In case you've forgotten that monumental statement of 1-percenter arrogance, here it is again:
There are 47 percent of the people who will vote for the president no matter what. All right, there are 47 percent who are with him, who are dependent upon government, who believe that they are victims, who believe the government has a responsibility to care for them, who believe that they are entitled to health care, to food, to housing, to you-name-it. That that's an entitlement. And the government should give it to them. And they will vote for this president no matter what…These are people who pay no income tax....
[M]y job is is not to worry about those people. I'll never convince them they should take personal responsibility and care for their lives."
David Corn goes through all the torturous explanations Romney's gone through since trying to get away from what he said - trying to ignore it, denying he said it, saying he was misquoted, saying it was taken out of context - all without success.

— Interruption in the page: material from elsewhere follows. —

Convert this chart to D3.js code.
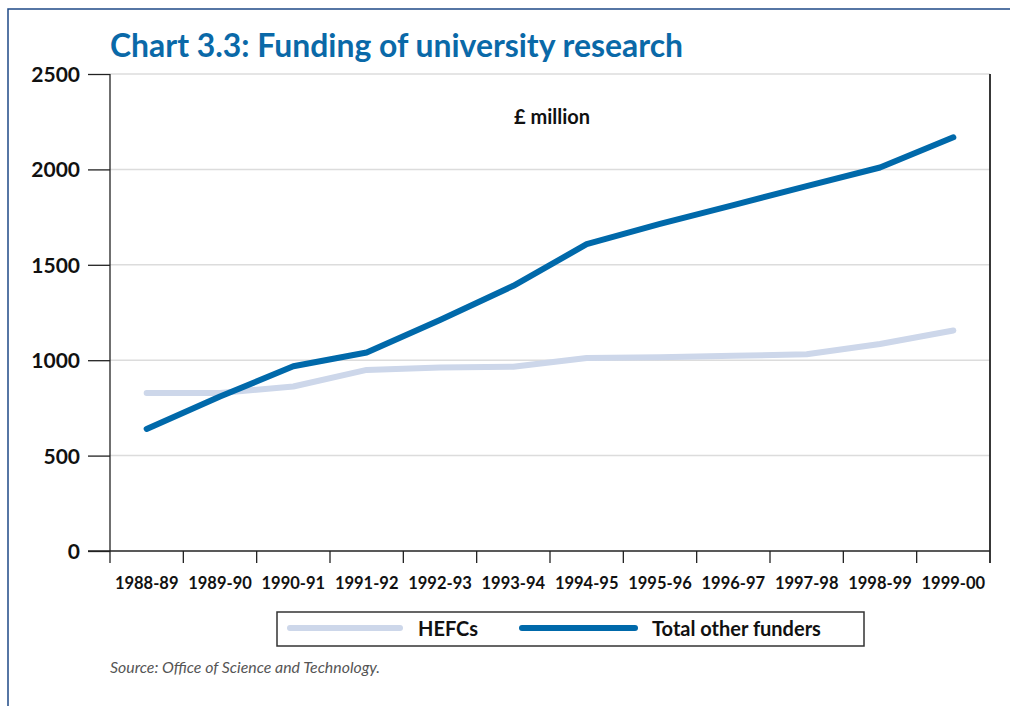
<!DOCTYPE html>
<html>
<head>
<meta charset="utf-8">
<script src="https://cdn.jsdelivr.net/npm/d3@7"></script>
<style>
  html, body { margin: 0; padding: 0; background: #fff; }
  svg { display: block; font-family: Lato, "Open Sans", sans-serif; }
</style>
</head>
<body>
<svg id="chart" width="1010" height="706"></svg>
<script>
// Funding of university research, £ million
const years = ["1988-89","1989-90","1990-91","1991-92","1992-93","1993-94",
               "1994-95","1995-96","1996-97","1997-98","1998-99","1999-00"];
const hefcs = [828, 828, 862, 949, 962, 966, 1012, 1016, 1023, 1031, 1085, 1156];
const otherFunders = [640, 810, 968, 1040, 1211, 1390, 1608, 1714, 1813, 1912, 2010, 2168];
const yTicks = [0, 500, 1000, 1500, 2000, 2500];
const seriesNames = ["HEFCs", "Total other funders"];
const seriesColors = ["#cdd7ea", "#0069aa"];

const svg = d3.select("#chart");
const margin = { left: 110, right: 990, top: 74, bottom: 551 };

// page frame
svg.append("path")
  .attr("d", "M8,706 V9 H1010")
  .attr("fill", "none")
  .attr("stroke", "#1f4a86")
  .attr("stroke-width", 1.5);

// title
svg.append("text")
  .attr("x", 110).attr("y", 57)
  .attr("fill", "#0a69a8")
  .attr("font-size", 33).attr("font-weight", 700)
  .attr("textLength", 573).attr("lengthAdjust", "spacingAndGlyphs")
  .text("Chart 3.3: Funding of university research");

const x = d3.scaleBand().domain(years).range([margin.left, margin.right]);
const y = d3.scaleLinear().domain([0, 2500]).range([margin.bottom, margin.top]);

// horizontal gridlines
svg.append("g")
  .selectAll("line")
  .data(yTicks.filter(d => d > 0))
  .join("line")
  .attr("x1", margin.left).attr("x2", margin.right)
  .attr("y1", d => y(d)).attr("y2", d => y(d))
  .attr("stroke", "#dcdcdc").attr("stroke-width", 1.5);

// y axis
const yAxis = svg.append("g")
  .attr("transform", `translate(${margin.left},0)`)
  .call(d3.axisLeft(y).tickValues(yTicks).tickSize(22).tickPadding(8).tickFormat(d3.format("d")));
yAxis.select(".domain").remove();
yAxis.selectAll(".tick line").attr("stroke", "#222").attr("stroke-width", 1.3);
yAxis.selectAll(".tick text")
  .attr("font-family", "Lato, sans-serif")
  .attr("font-size", 21).attr("font-weight", 700).attr("fill", "#111")
  .attr("dy", "0.36em");
svg.append("line")
  .attr("x1", margin.left).attr("x2", margin.left)
  .attr("y1", margin.top).attr("y2", margin.bottom + 12)
  .attr("stroke", "#222").attr("stroke-width", 1.3);

// right edge of plot
svg.append("line")
  .attr("x1", margin.right).attr("x2", margin.right)
  .attr("y1", margin.top).attr("y2", margin.bottom + 12)
  .attr("stroke", "#222").attr("stroke-width", 1.8);

// x axis
const xAxis = svg.append("g")
  .attr("transform", `translate(0,${margin.bottom})`)
  .call(d3.axisBottom(x).tickSize(0).tickPadding(26));
xAxis.select(".domain").remove();
xAxis.selectAll(".tick text")
  .attr("font-family", "Lato, sans-serif")
  .attr("font-size", 16.5).attr("font-weight", 700).attr("fill", "#111");
svg.append("line")
  .attr("x1", margin.left - 22).attr("x2", margin.right)
  .attr("y1", margin.bottom).attr("y2", margin.bottom)
  .attr("stroke", "#222").attr("stroke-width", 1.3);
svg.append("g")
  .selectAll("line")
  .data(years.slice(1))
  .join("line")
  .attr("x1", d => x(d)).attr("x2", d => x(d))
  .attr("y1", margin.bottom).attr("y2", margin.bottom + 12)
  .attr("stroke", "#222").attr("stroke-width", 1.3);

// unit label
svg.append("text")
  .attr("x", 552).attr("y", 124)
  .attr("text-anchor", "middle")
  .attr("font-size", 20).attr("font-weight", 700).attr("fill", "#111")
  .text("£ million");

// series lines
const line = d3.line()
  .x((d, i) => x(years[i]) + x.bandwidth() / 2)
  .y(d => y(d));

[hefcs, otherFunders].forEach((vals, k) => {
  svg.append("path")
    .datum(vals)
    .attr("d", line)
    .attr("fill", "none")
    .attr("stroke", seriesColors[k])
    .attr("stroke-width", 6)
    .attr("stroke-linecap", "round")
    .attr("stroke-linejoin", "round");
});

// legend
const legend = svg.append("g");
legend.append("rect")
  .attr("x", 277).attr("y", 612).attr("width", 587).attr("height", 34)
  .attr("fill", "#fff").attr("stroke", "#333").attr("stroke-width", 1.5);
const legendItems = [
  { name: seriesNames[0], color: seriesColors[0], x1: 290, x2: 400, tx: 418 },
  { name: seriesNames[1], color: seriesColors[1], x1: 522, x2: 635, tx: 652 }
];
legendItems.forEach(it => {
  legend.append("line")
    .attr("x1", it.x1).attr("x2", it.x2).attr("y1", 628).attr("y2", 628)
    .attr("stroke", it.color).attr("stroke-width", 6).attr("stroke-linecap", "round");
  legend.append("text")
    .attr("x", it.tx).attr("y", 636)
    .attr("font-size", 20).attr("font-weight", 700).attr("fill", "#111")
    .text(it.name);
});

// source note
svg.append("text")
  .attr("x", 110).attr("y", 673)
  .attr("font-size", 15).attr("font-style", "italic").attr("fill", "#555")
  .attr("textLength", 270).attr("lengthAdjust", "spacingAndGlyphs")
  .text("Source: Office of Science and Technology.");
</script>
</body>
</html>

Now Romney's got a new explanation:
"I was talking to one of my political advisers," Romney continued, "and I said: 'If I had to do this again, I'd insist that you literally had a camera on me at all times"—essentially employing his own tracker, as opposition researchers call them. "I want to be reminded that this is not off the cuff." This, as he saw it, was what got him in trouble at that Boca Raton fund-raiser, when Romney told the crowd he was writing off the 47 percent of the electorate that supported Obama (a.k.a. "those people"; "victims" who take no "personal responsibility"). Romney told me that the statement came out wrong, because it was an attempt to placate a rambling supporter who was saying that Obama voters were essentially deadbeats.
"My mistake was that I was speaking in a way that reflected back to the man," Romney said. "If I had been able to see the camera, I would have remembered that I was talking to the whole world, not just the man." I had never heard Romney say that he was prompted into the "47 percent" line by a ranting supporter.
In other words, he's blaming it on the person at the fundraiser who asked him the question. He was just mirroring the questioner's own framing back to him in the answer.
This was what the questioner actually said:
"For the last three years, all everybody's been told is, 'Don't worry, we'll take care of you.' How are you going to do it, in two months before the elections, to convince everybody you've got to take care of yourself?"
Personally, I don't find Romney's new explanation either very illuminating or very helpful for excusing what he said. For one thing, the questioner was asking how you convince the "takers" to take more responsibility for themselves; in his answer, Romney simply dismissed that half of the population as useless mouths incapable of change or value and unworthy of being considered by him at all.
I think David Corn has it right:
In the two years since Romney was caught on tape, he just cannot come up with a clear explanation of an easy-to-understand short series of sentences that were responsive to the question presented. But there is one possible explanation he hasn't yet put forward: He said what he believed.